Reinforcing Stereotypes and Inequalities
Numerous studies show that AI itself reprodu stereotypes about women, limiting their roles to domestic work, while downplaying their presence in professional, political, or leadership roles. This bias is embedded in the data itself and stems from a digital culture shaped over decades by a patriarchal lens.

The United Nations, in a February 2025 report, emphasized that AI tools often “reinforce and reproduce gender inequality.” These tools rely on biased information where women are stigmatized and demeaned, and men are placed in powerful roles.

The Lucrative Trade in Non-Consensual Intimate Content
AI-generated violence has itself become a lucrative trade. There are now specialized platforms selling services for generating sexual images and videos using AI. Recent international reports indicate that a large portion of images and videos published without their owners’ consent fall into the category of “non-consensual intimate imagery,” and the majority of its victims are women.

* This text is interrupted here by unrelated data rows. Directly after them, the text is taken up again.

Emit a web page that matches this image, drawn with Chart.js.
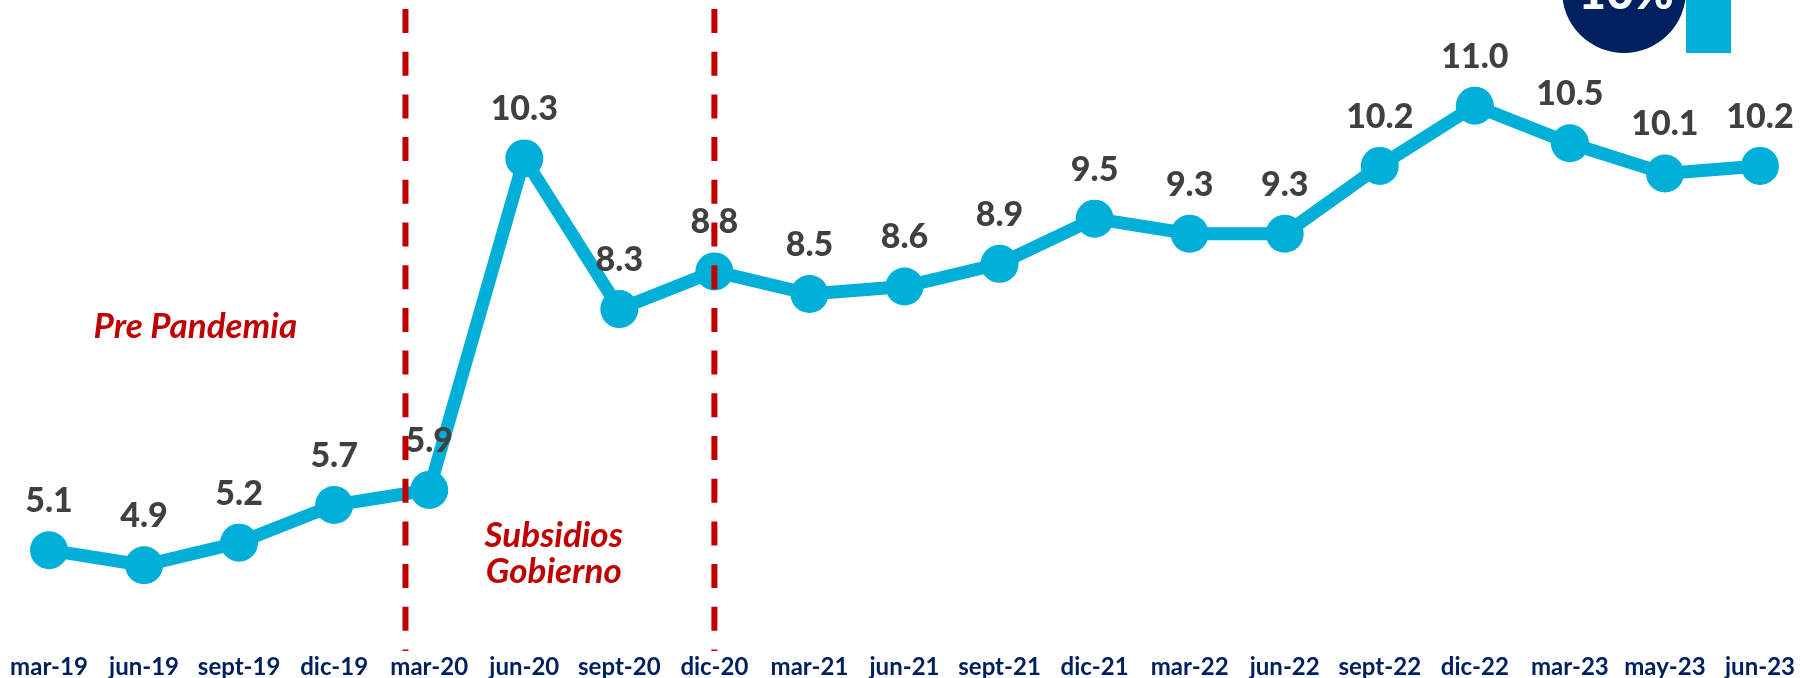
<!DOCTYPE html>
<html>
<head>
<meta charset="utf-8">
<script src="https://cdn.jsdelivr.net/npm/chart.js@4.4.0/dist/chart.umd.min.js"></script>
<style>
  html, body { margin: 0; padding: 0; background: #fff; }
  #wrap { width: 1800px; height: 678px; position: relative; }
</style>
</head>
<body>
<div id="wrap"><canvas id="chart"></canvas></div>
<script>
// datos del grafico
const periods = ["mar-19", "jun-19", "sept-19", "dic-19", "mar-20", "jun-20", "sept-20", "dic-20",
  "mar-21", "jun-21", "sept-21", "dic-21", "mar-22", "jun-22", "sept-22", "dic-22",
  "mar-23", "may-23", "jun-23"];
const values = [5.1, 4.9, 5.2, 5.7, 5.9, 10.3, 8.3, 8.8, 8.5, 8.6, 8.9, 9.5, 9.3, 9.3, 10.2, 11.0, 10.5, 10.1, 10.2];
const dividers = [3.75, 7]; // posiciones (indice) de las lineas punteadas
const badgeText = "10%";

const blue = "#00afd7";
const red = "#c00000";

// textos rojos, ubicados en coordenadas de los ejes
const notes = [
  { text: "Pre Pandemia", x: 1.54, y: 8.07 },
  { text: "Subsidios", x: 5.31, y: 5.29 },
  { text: "Gobierno", x: 5.31, y: 4.82 }
];

const overlay = {
  id: "overlay",
  afterDatasetsDraw(chart) {
    const ctx = chart.ctx;
    const xs = chart.scales.x;
    const ys = chart.scales.y;
    const meta = chart.getDatasetMeta(0);
    ctx.save();

    // etiquetas de valores
    ctx.font = "900 34px Lato";
    ctx.fillStyle = "#404040";
    ctx.textAlign = "center";
    ctx.textBaseline = "alphabetic";
    meta.data.forEach((pt, i) => {
      ctx.fillText(values[i].toFixed(1), pt.x, pt.y - 38);
    });

    // notas
    ctx.font = "italic bold 35px Lato";
    ctx.fillStyle = red;
    ctx.textBaseline = "middle";
    notes.forEach(n => {
      ctx.fillText(n.text, xs.getPixelForValue(n.x), ys.getPixelForValue(n.y));
    });

    // lineas punteadas
    ctx.strokeStyle = red;
    ctx.lineWidth = 6;
    ctx.setLineDash([24, 18.7]);
    dividers.forEach(d => {
      const px = xs.getPixelForValue(d);
      ctx.beginPath();
      ctx.moveTo(px, 9);
      ctx.lineTo(px, 651);
      ctx.stroke();
    });
    ctx.setLineDash([]);

    // insignia arriba a la derecha
    ctx.fillStyle = "#002060";
    ctx.beginPath();
    ctx.arc(1624, -9, 62, 0, Math.PI * 2);
    ctx.fill();
    ctx.fillStyle = blue;
    ctx.fillRect(1686, 0, 45, 53);
    ctx.fillStyle = "#fff";
    ctx.font = "900 48px Lato";
    ctx.textBaseline = "alphabetic";
    ctx.fillText(badgeText, 1626, 9);

    ctx.restore();
  }
};

new Chart(document.getElementById("chart"), {
  type: "line",
  data: {
    labels: periods,
    datasets: [{
      data: values,
      borderColor: blue,
      backgroundColor: blue,
      borderWidth: 13,
      pointRadius: 19,
      pointHoverRadius: 19,
      pointBackgroundColor: blue,
      pointBorderWidth: 0,
      tension: 0,
      clip: false
    }]
  },
  options: {
    responsive: true,
    maintainAspectRatio: false,
    animation: false,
    layout: { padding: { left: 49, right: 40, top: 0, bottom: 0 } },
    plugins: {
      legend: { display: false },
      tooltip: { enabled: false }
    },
    scales: {
      x: {
        offset: false,
        grid: { display: false, drawTicks: false },
        border: { display: false },
        afterFit(scale) {
          scale.paddingLeft = 0;
          scale.paddingRight = 0;
          scale.height = 60;
        },
        ticks: {
          autoSkip: false,
          maxRotation: 0,
          padding: 35,
          color: "#002060",
          font: { family: "Lato", weight: "bold", size: 24 }
        }
      },
      y: {
        display: false,
        min: 4.2,
        max: 12.15
      }
    }
  },
  plugins: [overlay]
});
</script>
</body>
</html>
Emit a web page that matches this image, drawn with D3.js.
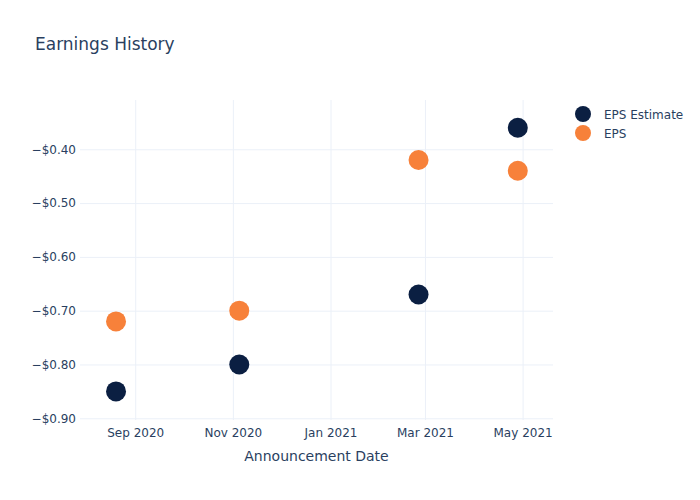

A large-scale study with over 16,000 participants in ten countries found that 22.6% of people had experienced image-based sexual abuse – whether through publication or threat of publication. Women in this study reported the profound effects of this phenomenon on their mental health and social lives, and a constant feeling of losing control over their body image.

The Situation in the Arab World: A Silent and Compounded Violence
In the Arab region, this problem appears more complex for reasons beyond technology: conservative social norms, weak legal protections, and fear of stigma are all factors that make women more vulnerable to this violence and less able to seek support.

  • In Lebanon, organizations like “SMEX” have documented an increase in digital campaigns against female journalists and activists.
  • In Jordan, officials have warned of the spread of anonymous accounts publishing fake content against influential and media women.
  • In Iraq, “Human Rights Watch” has documented the spread of fake private videos used to silence the voices of women active in politics and media.
  • In Egypt, data from the Public Prosecution shows that most cyber extortion cases against women are based on fake sexual images produced by electronic applications.

The Ultimate Battle is Not Technological; It’s Social and Cultural
Devindra Gadoon, an AI consultant, told AFP: “AI doesn’t invent misogyny; it reflects and amplifies what already exists. If the general public rewards this type of content with millions of likes, the algorithms and AI creators will continue to produce it. The main battle is not merely technological, but social and cultural.”

In summary, AI is not neutral; it operates within a knowledge framework with a long history of entrenched gender discrimination. The data on which models are trained is saturated with reductive representations of women that emphasize the “objectification” of their bodies and downplay their professional and leadership presence. Consequently, some intelligent programs transform women into “material” that can be reproduced and consumed, while men remain in the dominant position.

This technological system reproduces discrimination and entrenches toxic patriarchy. Although its tools are now in everyone’s hands, its effects extend beyond phones and screens, directly targeting women’s lives, bodies, and freedom.